[Extracted records]
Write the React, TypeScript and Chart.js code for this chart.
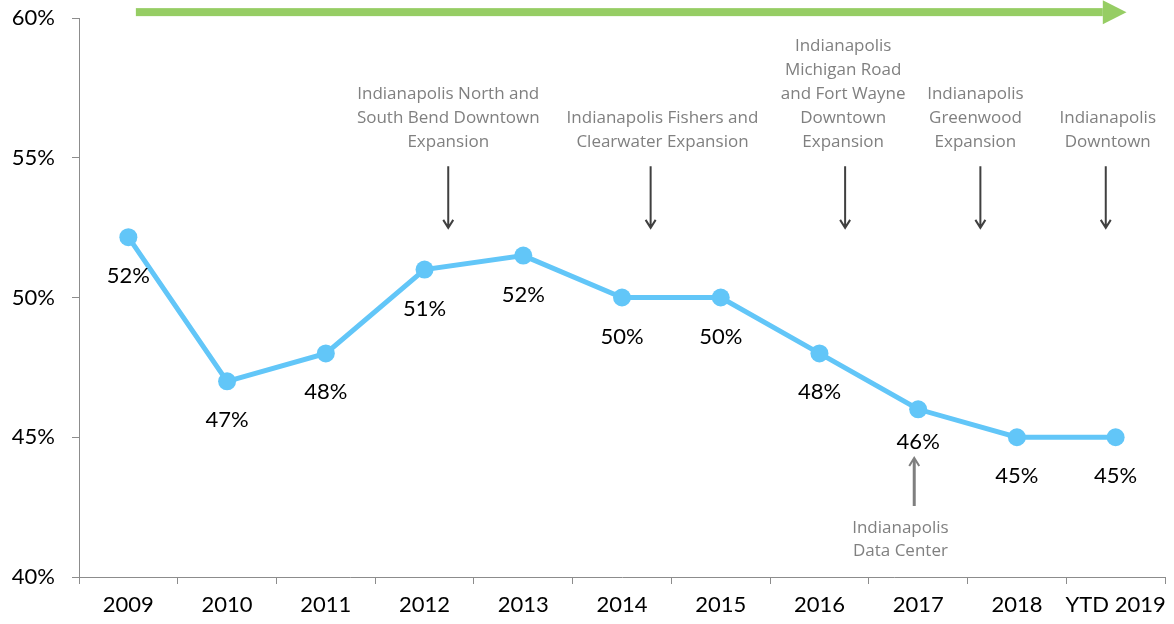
import React, { useEffect, useRef } from "react";
import { Chart, registerables } from "chart.js";

Chart.register(...registerables);

const categories = ["2009", "2010", "2011", "2012", "2013", "2014", "2015", "2016", "2017", "2018", "YTD 2019"];
const values = [52.16, 47.0, 48.0, 51.0, 51.5, 50.0, 50.0, 48.0, 46.0, 45.0, 45.0];
const valueLabels = ["52%", "47%", "48%", "51%", "52%", "50%", "50%", "48%", "46%", "45%", "45%"];
const yTicks = [40, 45, 50, 55, 60];

const annoLines = [
  ["Indianapolis North and", "South Bend Downtown", "Expansion"],
  ["Indianapolis Fishers and", "Clearwater Expansion"],
  ["Indianapolis", "Michigan Road", "and Fort Wayne", "Downtown", "Expansion"],
  ["Indianapolis", "Greenwood", "Expansion"],
  ["Indianapolis", "Downtown"],
];
const annoTextX = [3.24, 5.41, 7.24, 8.58, 9.92];
const annoArrowX = [3.24, 5.29, 7.26, 8.63, 9.9];
const annoLastLineY = 55.57;
const annoArrowTop = 54.7;
const annoArrowBottom = 52.49;

const dcLines = ["Indianapolis", "Data Center"];
const dcTextX = 7.82;
const dcArrowX = 7.96;
const dcFirstLineY = 41.75;
const dcArrowFrom = 42.54;
const dcArrowTo = 44.26;

const trendStart = 0.076;
const trendShaftEnd = 9.87;
const trendHeadEnd = 10.11;
const trendY = 60.21;

const overlayPlugin = {
  id: "overlay",
  afterDatasetsDraw(chart: any) {
    const ctx = chart.ctx;
    const xs = chart.scales.x;
    const ys = chart.scales.y;
    const meta = chart.getDatasetMeta(0);
    ctx.save();
    ctx.fillStyle = "#000";
    ctx.font = "22px Lato";
    ctx.textAlign = "center";
    ctx.textBaseline = "middle";
    meta.data.forEach((pt: any, i: number) => {
      ctx.fillText(valueLabels[i], pt.x, pt.y + (i === 8 ? 33 : 39));
    });

    ctx.fillStyle = "#808080";
    ctx.font = "17px 'Open Sans'";
    annoLines.forEach((lines, k) => {
      const cx = xs.getPixelForValue(annoTextX[k]);
      const lastY = ys.getPixelForValue(annoLastLineY);
      lines.forEach((ln, j) => {
        ctx.fillText(ln, cx, lastY - (lines.length - 1 - j) * 24);
      });
    });
    ctx.strokeStyle = "#404040";
    ctx.lineWidth = 2;
    annoArrowX.forEach((ax) => {
      const x = xs.getPixelForValue(ax);
      const y1 = ys.getPixelForValue(annoArrowTop);
      const y2 = ys.getPixelForValue(annoArrowBottom);
      ctx.beginPath();
      ctx.moveTo(x, y1);
      ctx.lineTo(x, y2);
      ctx.moveTo(x - 5, y2 - 8);
      ctx.lineTo(x, y2);
      ctx.lineTo(x + 5, y2 - 8);
      ctx.stroke();
    });

    const dcx = xs.getPixelForValue(dcTextX);
    const dcy = ys.getPixelForValue(dcFirstLineY);
    dcLines.forEach((ln, j) => ctx.fillText(ln, dcx, dcy + j * 23));
    {
      const x = xs.getPixelForValue(dcArrowX);
      const y1 = ys.getPixelForValue(dcArrowFrom);
      const y2 = ys.getPixelForValue(dcArrowTo);
      ctx.strokeStyle = "#7F7F7F";
      ctx.lineWidth = 3;
      ctx.beginPath();
      ctx.moveTo(x, y1);
      ctx.lineTo(x, y2 + 1);
      ctx.stroke();
      ctx.lineWidth = 2;
      ctx.beginPath();
      ctx.moveTo(x - 5, y2 + 8);
      ctx.lineTo(x, y2);
      ctx.lineTo(x + 5, y2 + 8);
      ctx.stroke();
    }

    {
      const x0 = xs.getPixelForValue(trendStart);
      const x1 = xs.getPixelForValue(trendShaftEnd);
      const x2 = xs.getPixelForValue(trendHeadEnd);
      const y = ys.getPixelForValue(trendY);
      ctx.fillStyle = "#96CD64";
      ctx.fillRect(x0, y - 4, x1 - x0, 8);
      ctx.beginPath();
      ctx.moveTo(x1, y - 12);
      ctx.lineTo(x2, y);
      ctx.lineTo(x1, y + 12);
      ctx.closePath();
      ctx.fill();
    }
    ctx.restore();
  },
};

export default function App() {
  const ref = useRef<HTMLCanvasElement>(null);
  useEffect(() => {
    document.body.style.margin = "0";
    const chart = new Chart(ref.current!, {
      type: "line",
      data: {
        labels: categories,
        datasets: [
          {
            data: values,
            borderColor: "#62C6F8",
            backgroundColor: "#62C6F8",
            borderWidth: 5,
            pointRadius: 9,
            pointHoverRadius: 9,
            pointBorderWidth: 0,
            tension: 0,
            clip: false,
          },
        ],
      },
      options: {
        responsive: false,
        animation: false,
        maintainAspectRatio: false,
        layout: { padding: { top: 18, right: 4, left: 0, bottom: 0 } },
        plugins: { legend: { display: false }, tooltip: { enabled: false } },
        scales: {
          x: {
            offset: true,
            grid: { drawOnChartArea: false, drawTicks: true, tickLength: 7, color: "#8C8C8C", offset: true },
            border: { color: "#8C8C8C", width: 1 },
            ticks: { color: "#000", font: { family: "Lato", size: 22 }, padding: 8, maxRotation: 0, autoSkip: false },
            afterFit: (s: any) => { s.height = 47; s.paddingLeft = 0; s.paddingRight = 0; },
          },
          y: {
            min: 40,
            max: 60,
            afterBuildTicks: (s: any) => { s.ticks = yTicks.map((v) => ({ value: v })); },
            grid: { drawOnChartArea: false, drawTicks: true, tickLength: 7, color: "#8C8C8C" },
            border: { color: "#8C8C8C", width: 1 },
            ticks: { color: "#000", font: { family: "Lato", size: 22 }, padding: 17, callback: (v: any) => v + "%" },
            afterFit: (s: any) => { s.width = 79; s.paddingTop = 0; s.paddingBottom = 0; },
          },
        },
      },
      plugins: [overlayPlugin],
    });
    return () => chart.destroy();
  }, []);
  return (
    <div style={{ width: 1174, height: 624 }}>
      <canvas ref={ref} width={1174} height={624} style={{ display: "block" }} />
    </div>
  );
}
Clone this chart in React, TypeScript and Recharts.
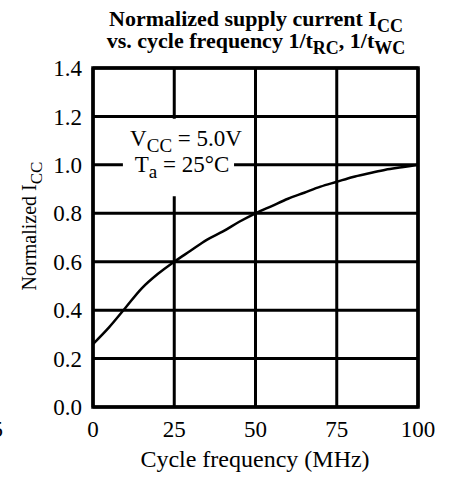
import { LineChart, Line, XAxis, YAxis, CartesianGrid, ReferenceArea } from 'recharts'

const freqMHz = [0, 5, 10, 15, 20, 25, 30, 35, 40, 45, 50, 55, 60, 65, 70, 75, 80, 85, 90, 95, 100]
const normIcc = [0.26, 0.33, 0.41, 0.49, 0.55, 0.6, 0.645, 0.69, 0.725, 0.765, 0.8, 0.83, 0.86, 0.885, 0.91, 0.93, 0.95, 0.965, 0.98, 0.99, 1.0]
const xTicks = [0, 25, 50, 75, 100]
const yTicks = [0, 0.2, 0.4, 0.6, 0.8, 1.0, 1.2, 1.4]

const data = freqMHz.map((f, i) => ({ f, icc: normIcc[i] }))

const font = '"Liberation Serif", "DejaVu Serif", serif'
const tick = { fill: '#000', fontSize: 23, fontFamily: font }

export default function App() {
  return (
    <div style={{ position: 'absolute', left: 0, top: 0, width: 453, height: 478, background: '#fff' }}>
      <LineChart width={453} height={478} data={data} margin={{ top: 68, right: 35, bottom: 41, left: 0 }}>
        <CartesianGrid stroke="#000" strokeWidth={3} />
        <ReferenceArea x1={9.2} x2={43.4} y1={0.87} y2={1.19} fill="#fff" fillOpacity={1} stroke="none" />
        <ReferenceArea x1={0} x2={100} y1={0} y2={1.4} fill="none" stroke="#000" strokeWidth={3.5} />
        <XAxis
          dataKey="f"
          type="number"
          domain={[0, 100]}
          ticks={xTicks}
          tick={tick}
          tickLine={false}
          axisLine={false}
          tickMargin={8}
          interval={0}
        />
        <YAxis
          type="number"
          domain={[0, 1.4]}
          ticks={yTicks}
          tick={tick}
          tickLine={false}
          axisLine={false}
          tickMargin={5}
          width={93}
          interval={0}
          tickFormatter={(v: number) => v.toFixed(1)}
        />
        <Line type="monotone" dataKey="icc" stroke="#000" strokeWidth={2.5} dot={false} isAnimationActive={false} />
      </LineChart>
      <svg width={453} height={478} style={{ position: 'absolute', left: 0, top: 0, pointerEvents: 'none' }} fontFamily={font}>
        <text x={256} y={26} textAnchor="middle" fontSize={22} fontWeight="bold">
          Normalized supply current I<tspan fontSize={18} dy={6}>CC</tspan>
        </text>
        <text x={256} y={48} textAnchor="middle" fontSize={22} fontWeight="bold">
          vs. cycle frequency 1/t<tspan fontSize={18} dy={6}>RC</tspan>
          <tspan dy={-6}>, 1/t</tspan>
          <tspan fontSize={18} dy={6}>WC</tspan>
        </text>
        <text x={186} y={146} textAnchor="middle" fontSize={23}>
          V<tspan fontSize={19} dy={6}>CC</tspan>
          <tspan dy={-6}> = 5.0V</tspan>
        </text>
        <text x={182} y={172} textAnchor="middle" fontSize={23}>
          T<tspan fontSize={19} dy={6}>a</tspan>
          <tspan dy={-6}> = 25°C</tspan>
        </text>
        <text transform="translate(36,226) rotate(-90)" textAnchor="middle" fontSize={20}>
          Normalized I<tspan fontSize={17} dy={6}>CC</tspan>
        </text>
        <text x={255} y={467} textAnchor="middle" fontSize={24}>
          Cycle frequency (MHz)
        </text>
        <text x={3} y={437} textAnchor="end" fontSize={23}>
          5
        </text>
      </svg>
    </div>
  )
}
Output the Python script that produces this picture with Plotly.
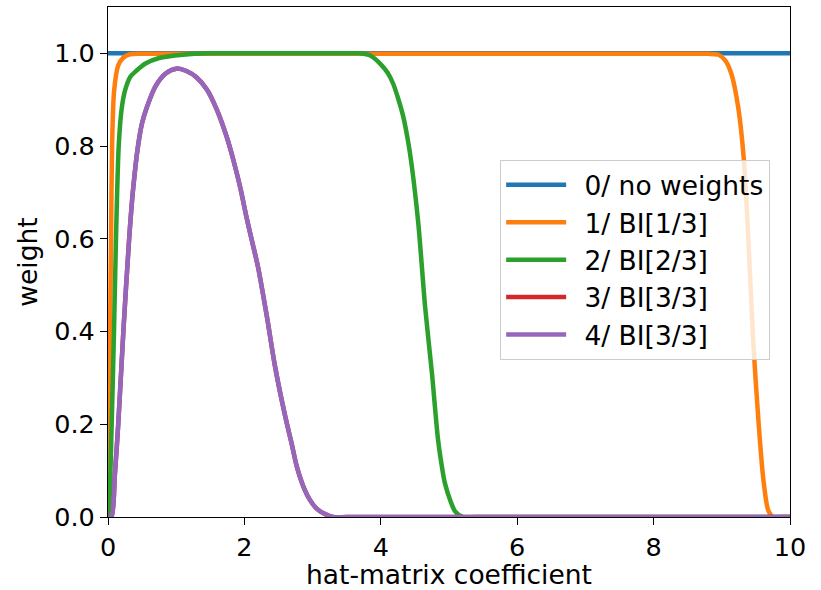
import plotly.graph_objects as go

# ---- data ----
blue_x = [0, 10]
blue_y = [1.0, 1.0]

orange_x = [0, 0.02, 0.03, 0.045, 0.06, 0.09, 0.15, 0.22, 0.32, 0.5, 1, 2, 3, 4, 5, 6, 7, 8, 8.5,
            8.8, 8.95, 9.05, 9.14, 9.24, 9.32, 9.39, 9.46, 9.54, 9.61, 9.68, 9.75, 9.85, 10]
orange_y = [0, 0.2, 0.4, 0.6, 0.8, 0.92, 0.974, 0.99, 0.998, 0.999, 0.999, 0.999, 0.999, 0.999,
            0.999, 0.999, 0.999, 0.999, 0.999,
            0.999, 0.997, 0.985, 0.956, 0.884, 0.777, 0.597, 0.381, 0.202, 0.08, 0.015, 0, 0, 0]

green_x = [0, 0.02, 0.054, 0.088, 0.117, 0.157, 0.2, 0.25, 0.33, 0.42, 0.55, 0.75, 1.1, 1.5,
           2.0, 2.5, 3.0, 3.5,
           3.7, 3.85, 3.99, 4.1, 4.18, 4.26, 4.33, 4.4, 4.45, 4.55, 4.65, 4.75, 4.84, 4.9,
           4.94, 5.02, 5.09, 5.2, 5.4, 6, 7, 8, 9, 10]
green_y = [0, 0.03, 0.2, 0.4, 0.6, 0.8, 0.88, 0.92, 0.95, 0.963, 0.978, 0.99, 0.997, 1.0,
           1.0, 1.0, 1.0, 1.0,
           1.0, 0.995, 0.978, 0.958, 0.935, 0.9, 0.863, 0.81, 0.762, 0.633, 0.453, 0.31, 0.166, 0.105,
           0.073, 0.035, 0.012, 0, 0, 0, 0, 0, 0, 0]

bi3_x = [0, 0.05, 0.1, 0.15, 0.225, 0.31, 0.37, 0.44, 0.5, 0.57, 0.7, 0.85, 1.0, 1.15, 1.3, 1.45,
         1.6, 1.74, 1.84, 1.94, 2.03, 2.12, 2.20, 2.33, 2.45, 2.60, 2.69, 2.77, 2.88, 2.96, 3.06,
         3.16, 3.3, 3.5, 4, 5, 6, 7, 8, 9, 10]
bi3_y = [0, 0, 0.09, 0.2, 0.4, 0.6, 0.71, 0.8, 0.85, 0.884, 0.93, 0.957, 0.967, 0.962, 0.948, 0.922,
         0.877, 0.82, 0.769, 0.71, 0.647, 0.59, 0.539, 0.432, 0.324, 0.216, 0.16, 0.108, 0.06, 0.037,
         0.018, 0.008, 0, 0, 0, 0, 0, 0, 0, 0, 0]

names = ["0/ no weights", "1/ BI[1/3]", "2/ BI[2/3]", "3/ BI[3/3]", "4/ BI[3/3]"]
colors = ["#1f77b4", "#ff7f0e", "#2ca02c", "#d62728", "#9467bd"]
series = [(blue_x, blue_y), (orange_x, orange_y), (green_x, green_y), (bi3_x, bi3_y), (bi3_x, bi3_y)]

x_ticks = [0, 2, 4, 6, 8, 10]
y_ticks = [0.0, 0.2, 0.4, 0.6, 0.8, 1.0]
y_ticklabels = ["0.0", "0.2", "0.4", "0.6", "0.8", "1.0"]

FONT = "DejaVu Sans"
FS = 26.5
TFS = 25.5

fig = go.Figure()
for (xs, ys), n, c in zip(series, names, colors):
    fig.add_trace(go.Scatter(x=xs, y=ys, mode="lines", name="\u2002" + n,
                             line=dict(color=c, width=4.5, shape="spline", smoothing=0.8)))

axis_common = dict(showline=True, linecolor="black", linewidth=1.2, mirror=True,
                   ticks="outside", ticklen=7, tickwidth=1.2, tickcolor="black",
                   showgrid=False, zeroline=False,
                   tickfont=dict(family=FONT, size=TFS, color="black"))

fig.update_xaxes(range=[0, 10], tickvals=x_ticks, ticktext=[str(v) for v in x_ticks],
                 title=dict(text="hat-matrix coefficient", font=dict(family=FONT, size=FS, color="black"),
                            standoff=2),
                 **axis_common)
fig.update_yaxes(range=[0, 1.1], tickvals=y_ticks, ticktext=y_ticklabels,
                 title=dict(text="weight", font=dict(family=FONT, size=FS, color="black"), standoff=8),
                 **axis_common)

fig.update_layout(
    width=821, height=590,
    margin=dict(l=108, r=31, t=7, b=73),
    paper_bgcolor="white", plot_bgcolor="white",
    font=dict(family=FONT, size=FS, color="black"),
    legend=dict(x=0.575, y=0.70, xanchor="left", yanchor="top",
                bgcolor="rgba(255,255,255,0.8)", bordercolor="#cccccc", borderwidth=1,
                font=dict(family=FONT, size=FS, color="black"), itemwidth=60,
                tracegroupgap=0),
    showlegend=True,
)

fig.write_html("out.html")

** Task brief **
Which lines above contain the word "React"? Copy each of them.

** Full response **
Write the React, TypeScript and Chart.js code for this chart.
import React, { useEffect, useRef } from "react";
Clone this chart in React, TypeScript and Recharts.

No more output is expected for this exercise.